The Harvard Law School Forum on Corporate Governance and Financial Regulation 2018-05-25

Posted by Ning Chiu, Davis Polk & Wardwell LLP, on Friday, May 25, 2018
Editor's Note: Ning Chiu is counsel at Davis Polk & Wardwell LLP. This post is based on a Davis Polk publication by Ms. Chiu, and is part of the Delaware law series; links to other posts in the series are available here. Related research from the Program on Corporate Governance includes Independent Directors and Controlling Shareholders by Lucian Bebchuk and Assaf Hamdani (discussed on the Forum here), and The Untenable Case for Perpetual Dual-Class Stock by Lucian Bebchuk and Kobi Kastiel (discussed on the Forum here).

In an unusual finding, the Delaware Court of Chancery held that demand was partly excused and claims for corporate waste, bad faith and unjust enrichment could proceed against CBS Corporation for compensation paid to its former Executive Chairman, Sumner Redstone, who later became Chairman Emeritus. The plaintiff alleged that Mr. Redstone became incapacitated yet continued to receive compensation for work he did not perform.

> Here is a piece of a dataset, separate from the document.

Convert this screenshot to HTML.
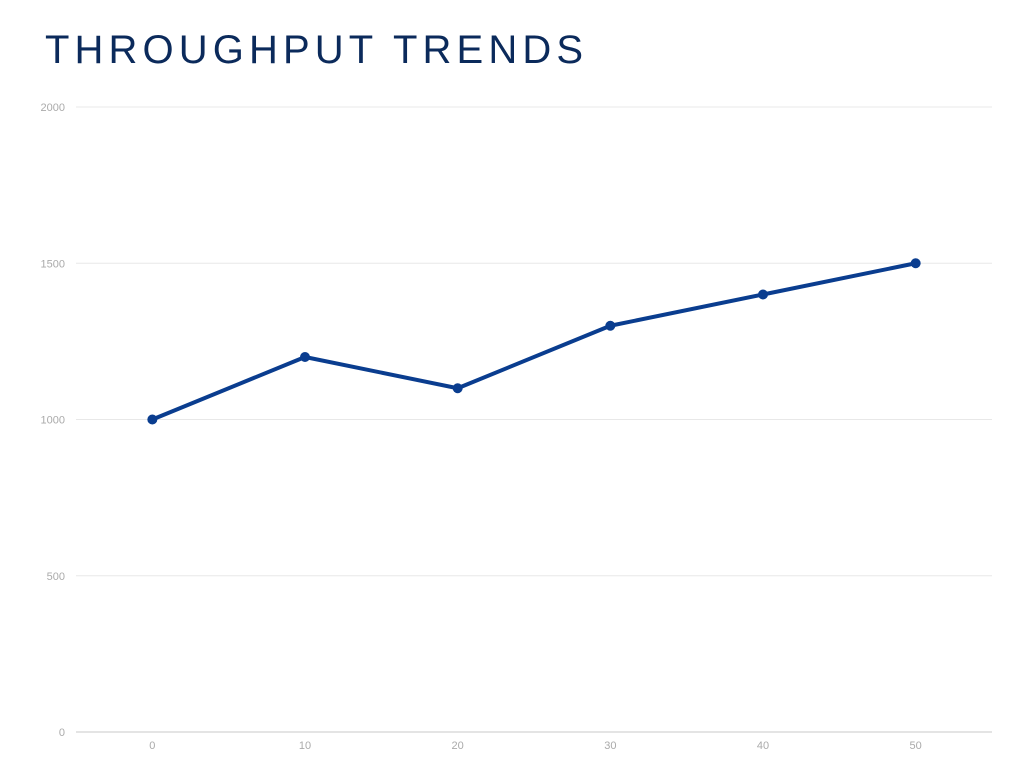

The court noted that claims of corporate waste and bad faith require a plaintiff to show that the board’s decision was “so egregious or irrational” that it could not be based on a valid assessment of a company’s best interest, and amount to an “extreme factual scenario.” In making its determination, the court reviewed the salary payments made to Mr. Redstone as Executive Chairman pursuant to an employment agreement. Under the agreement, the compensation committee could only increase, but not decrease, Mr. Redstone’s salary. Either party could also terminate the agreement. The agreement required Mr. Redstone to be “actively engaged” in working with the board and management, including providing overall leadership and strategic direction, offering guidance and support, coordinating board activities and communicating with shareholders.